Hans Ernst Mögel (May 31, 1900 - April 10, 1944) was a German electrical engineer. He is known for his observation of sudden ionospheric disturbances, particularly the Mögel–Dellinger effect.
== Life ==
Mögel was born in Leipzig. In 1922, he earned a degree in electrical engineering at the Dresden University of Technology. He finished his thesis on the Simultaneous Excitation of Two Oscillations with the Help of a Three-Element Vacuum Tube supervised by Heinrich Barkhausen in 1926, defending it in 1927.

From 1926 to 1932 Mögel worked for Transradio, a subsidy of Telefunken.

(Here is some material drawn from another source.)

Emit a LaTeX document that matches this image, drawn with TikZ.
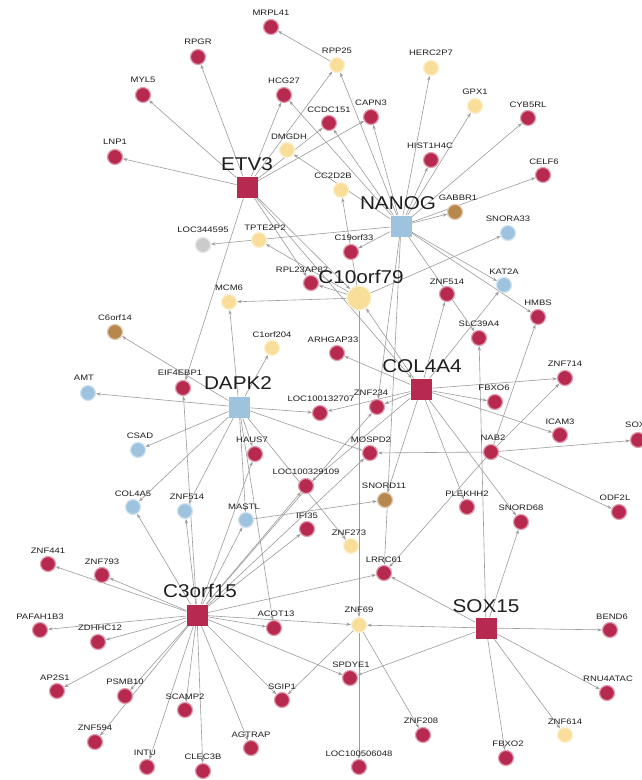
\documentclass[tikz,border=0pt]{standalone}
\usepackage{fontspec}
\setmainfont{Liberation Sans}[FakeStretch=1.12]
\newfontfamily\lblfont{Liberation Sans}[FakeStretch=1.2]
\usetikzlibrary{arrows.meta}
\pgfdeclarelayer{bg}
\pgfsetlayers{bg,main}
\definecolor{nred}{HTML}{B8294F}
\definecolor{nyel}{HTML}{F8DE98}
\definecolor{nblu}{HTML}{9DC3DF}
\definecolor{nbrn}{HTML}{B7874E}
\definecolor{ngry}{HTML}{CBCBCB}
\definecolor{edgec}{HTML}{9C9C9C}
\definecolor{txt}{HTML}{1E1E1E}
\tikzset{
 base/.style={circle,inner sep=0pt,minimum size=15pt,line width=1.2pt},
 rc/.style={base,fill=nred,draw=nred!45!white},
 yc/.style={base,fill=nyel,draw=nyel!45!white},
 bc/.style={base,fill=nblu,draw=nblu!45!white},
 nc/.style={base,fill=nbrn,draw=nbrn!45!white},
 gc/.style={base,fill=ngry,draw=ngry!45!white},
 bigy/.style={yc,minimum size=24pt},
 rsq/.style={rectangle,inner sep=0pt,minimum size=21pt,fill=nred},
 bsq/.style={rectangle,inner sep=0pt,minimum size=21pt,fill=nblu},
 lbl/.style={inner sep=0pt,text=txt,font=\lblfont\fontsize{7.9}{8.5}\selectfont},
 hublbl/.style={inner sep=0pt,text=txt,font=\fontsize{18.5}{20}\selectfont},
 ed/.style={draw=edgec,line width=0.6pt,-{Stealth[length=4.5pt,width=3.2pt]}},
}
\newcommand\gn[7]{\node[#4] (#1) at (#2,#3) {}; \node[lbl] (#1-l) at (#6,#7) {#5};}
\newcommand\hb[7]{\node[#4] (#1) at (#2,#3) {}; \node[hublbl] (#1-l) at (#6,#7) {#5};}
\begin{document}
\begin{tikzpicture}[x=1pt,y=-1pt]
\useasboundingbox (0,0) rectangle (642,780);
% hubs
\hb{ETV3}{247}{187}{rsq}{ETV3}{247}{164}
\hb{NANOG}{401}{226}{bsq}{NANOG}{398}{203}
\hb{C10orf79}{359}{298}{bigy}{C10orf79}{361}{277}
\hb{COL4A4}{421}{389}{rsq}{COL4A4}{422}{366}
\hb{DAPK2}{239}{407}{bsq}{DAPK2}{238}{383}
\hb{C3orf15}{197}{615}{rsq}{C3orf15}{200}{591}
\hb{SOX15}{486}{628}{rsq}{SOX15}{486}{606}
% red
\gn{MRPL41}{271}{27}{rc}{MRPL41}{271}{13}
\gn{RPGR}{198}{57}{rc}{RPGR}{198}{42}
\gn{MYL5}{143}{95}{rc}{MYL5}{143}{80}
\gn{LNP1}{115}{157}{rc}{LNP1}{115}{142}
\gn{HCG27}{284}{95}{rc}{HCG27}{284}{81}
\gn{CCDC151}{329}{123}{rc}{CCDC151}{329}{110}
\gn{CAPN3}{371}{117}{rc}{CAPN3}{371}{103}
\gn{HIST1H4C}{431}{160}{rc}{HIST1H4C}{430}{146}
\gn{CYB5RL}{528}{118}{rc}{CYB5RL}{528}{105}
\gn{CELF6}{543}{175}{rc}{CELF6}{544}{162}
\gn{C19orf33}{351}{252}{rc}{C19orf33}{354}{238}
\gn{RPL23AP82}{311}{283}{rc}{RPL23AP82}{302}{270}
\gn{ZNF514a}{447}{294}{rc}{ZNF514}{447}{282}
\gn{HMBS}{538}{317}{rc}{HMBS}{538}{303}
\gn{SLC39A4}{479}{338}{rc}{SLC39A4}{479}{324}
\gn{ARHGAP33}{337}{353}{rc}{ARHGAP33}{333}{340}
\gn{EIF4EBP1}{183}{388}{rc}{EIF4EBP1}{180}{373}
\gn{ZNF714}{565}{378}{rc}{ZNF714}{565}{364}
\gn{LOC100132707}{320}{413}{rc}{LOC100132707}{321}{399}
\gn{ZNF234}{377}{407}{rc}{ZNF234}{371}{393}
\gn{FBXO6}{495}{402}{rc}{FBXO6}{494}{388}
\gn{ICAM3}{560}{435}{rc}{ICAM3}{560}{422}
\node[rc] (SOX) at (638,440) {};
\node[lbl,anchor=west] (SOX-l) at (625,425) {SOX};
\gn{HAUS7}{255}{454}{rc}{HAUS7}{252}{440}
\gn{MOSPD2}{370}{453}{rc}{MOSPD2}{371}{440}
\gn{NAB2}{491}{452}{rc}{NAB2}{493}{438}
\gn{LOC100329109}{306}{486}{rc}{LOC100329109}{306}{472}
\gn{PLEKHH2}{467}{507}{rc}{PLEKHH2}{467}{494}
\gn{SNORD68}{521}{522}{rc}{SNORD68}{521}{508}
\gn{ODF2L}{619}{512}{rc}{ODF2L}{615}{498}
\gn{IFI35}{307}{529}{rc}{IFI35}{307}{516}
\gn{LRRC61}{384}{573}{rc}{LRRC61}{384}{560}
\gn{ZNF441}{48}{564}{rc}{ZNF441}{48}{551}
\gn{ZNF793}{102}{575}{rc}{ZNF793}{102}{562}
\gn{PAFAH1B3}{40}{630}{rc}{PAFAH1B3}{40}{617}
\gn{ZDHHC12}{98}{642}{rc}{ZDHHC12}{100}{628}
\gn{AP2S1}{57}{691}{rc}{AP2S1}{55}{678}
\gn{PSMB10}{125}{696}{rc}{PSMB10}{125}{682}
\gn{SCAMP2}{185}{710}{rc}{SCAMP2}{185}{697}
\gn{ZNF594}{95}{742}{rc}{ZNF594}{95}{728}
\gn{INTU}{147}{767}{rc}{INTU}{145}{753}
\gn{CLEC3B}{203}{771}{rc}{CLEC3B}{203}{757}
\gn{AGTRAP}{251}{748}{rc}{AGTRAP}{251}{735}
\gn{ACOT13}{274}{628}{rc}{ACOT13}{276}{614}
\gn{SPDYE1}{350}{678}{rc}{SPDYE1}{351}{665}
\gn{SGIP1}{282}{700}{rc}{SGIP1}{282}{687}
\gn{LOC100506048}{359}{767}{rc}{LOC100506048}{359}{754}
\gn{ZNF208}{423}{735}{rc}{ZNF208}{421}{721}
\gn{BEND6}{610}{630}{rc}{BEND6}{612}{617}
\gn{RNU4ATAC}{607}{693}{rc}{RNU4ATAC}{608}{679}
\gn{FBXO2}{506}{758}{rc}{FBXO2}{508}{744}
% yellow
\gn{RPP25}{337}{65}{yc}{RPP25}{337}{51}
\gn{HERC2P7}{431}{68}{yc}{HERC2P7}{431}{53}
\gn{GPX1}{475}{106}{yc}{GPX1}{475}{92}
\gn{DMGDH}{287}{150}{yc}{DMGDH}{289}{137}
\gn{CC2D2B}{341}{190}{yc}{CC2D2B}{333}{176}
\gn{TPTE2P2}{259}{240}{yc}{TPTE2P2}{265}{228}
\gn{MCM6}{229}{302}{yc}{MCM6}{229}{288}
\gn{C1orf204}{272}{348}{yc}{C1orf204}{272}{335}
\gn{ZNF273}{351}{546}{yc}{ZNF273}{349}{533}
\gn{ZNF69}{359}{625}{yc}{ZNF69}{359}{610}
\gn{ZNF614}{565}{735}{yc}{ZNF614}{565}{722}
% blue
\gn{SNORA33}{508}{233}{bc}{SNORA33}{508}{219}
\gn{KAT2A}{504}{285}{bc}{KAT2A}{504}{272}
\gn{AMT}{88}{393}{bc}{AMT}{84}{378}
\gn{CSAD}{138}{450}{bc}{CSAD}{140}{436}
\gn{COL4A5}{133}{507}{bc}{COL4A5}{133}{494}
\gn{ZNF514b}{185}{511}{bc}{ZNF514}{187}{497}
\gn{MASTL}{246}{520}{bc}{MASTL}{244}{507}
% brown, grey
\gn{GABBR1}{455}{212}{nc}{GABBR1}{458}{198}
\gn{C6orf14}{115}{332}{nc}{C6orf14}{115}{318}
\gn{SNORD11}{385}{500}{nc}{SNORD11}{384}{486}
\gn{LOC344595}{203}{245}{gc}{LOC344595}{203}{230}
\begin{pgfonlayer}{bg}
\fill[white] (0,0) rectangle (642,780);
\foreach \s/\t in {
 ETV3/LNP1,ETV3/MYL5,ETV3/RPGR,ETV3/HCG27,ETV3/RPP25,ETV3/CAPN3,ETV3/CCDC151,
 ETV3/C10orf79,ETV3/RPL23AP82,ETV3/EIF4EBP1,ETV3/COL4A4,
 RPP25/MRPL41,
 NANOG/RPP25,NANOG/HERC2P7,NANOG/GPX1,NANOG/CYB5RL,NANOG/CELF6,NANOG/HIST1H4C,
 NANOG/CAPN3,NANOG/CCDC151,NANOG/HCG27,NANOG/DMGDH,NANOG/C19orf33,NANOG/GABBR1,
 NANOG/KAT2A,NANOG/HMBS,NANOG/SLC39A4,NANOG/LOC344595,NANOG/ZNF234,NANOG/LRRC61,
 C10orf79/TPTE2P2,C10orf79/MCM6,C10orf79/RPL23AP82,C10orf79/CC2D2B,C10orf79/SNORA33,
 C10orf79/ZNF69,
 COL4A4/C10orf79,COL4A4/ARHGAP33,COL4A4/ZNF234,COL4A4/LOC100132707,COL4A4/ZNF514a,
 COL4A4/KAT2A,COL4A4/ZNF714,COL4A4/FBXO6,COL4A4/ICAM3,COL4A4/PLEKHH2,COL4A4/SNORD68,
 COL4A4/SNORD11,COL4A4/LOC100329109,
 DAPK2/AMT,DAPK2/CSAD,DAPK2/COL4A5,DAPK2/ZNF514b,DAPK2/MASTL,DAPK2/HAUS7,
 DAPK2/LOC100132707,DAPK2/MOSPD2,DAPK2/MCM6,DAPK2/C6orf14,DAPK2/C1orf204,
 DAPK2/ZNF273,DAPK2/ACOT13,
 C3orf15/ZNF441,C3orf15/ZNF793,C3orf15/PAFAH1B3,C3orf15/ZDHHC12,C3orf15/AP2S1,
 C3orf15/PSMB10,C3orf15/ZNF594,C3orf15/SCAMP2,C3orf15/INTU,C3orf15/CLEC3B,
 C3orf15/AGTRAP,C3orf15/SGIP1,C3orf15/SPDYE1,C3orf15/ACOT13,C3orf15/ZNF69,
 C3orf15/LRRC61,C3orf15/IFI35,C3orf15/LOC100329109,C3orf15/MOSPD2,C3orf15/HAUS7,
 C3orf15/MASTL,C3orf15/EIF4EBP1,C3orf15/ZNF514b,C3orf15/COL4A5,C3orf15/ZNF234,
 SOX15/BEND6,SOX15/RNU4ATAC,SOX15/ZNF614,SOX15/FBXO2,SOX15/ZNF69,SOX15/SPDYE1,
 SOX15/LRRC61,SOX15/SLC39A4,SOX15/SNORD68,
 ZNF69/SGIP1,ZNF69/LOC100506048,ZNF69/ZNF208,
 NAB2/MOSPD2,NAB2/SOX,NAB2/ODF2L,NAB2/HMBS,NAB2/ZNF714,NAB2/LRRC61,
 MASTL/SNORD11}
 \draw[ed] (\s) -- (\t);
\end{pgfonlayer}
\end{tikzpicture}
\end{document}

During this time he published a significant paper titled About Relationships Between Short-Wave Receiving Disturbances and Disturbance of the Magnetic Field of the Earth, in which he described a new phenomenon creating short time disturbances in the sunlit hemisphere fundamentally different from geomagnetically related disturbances. Later in 1935 John Howard Dellinger identified a connection of this phenomenon to solar flares.

During World War II Mögel was a member of the corps of engineers of the Luftwaffe and was stationed in Paris as the head of the air force communication service. His activities in this role suggest involvement in the Battle of the Beams. Mögel died in Paris in 1944 from a heart attack.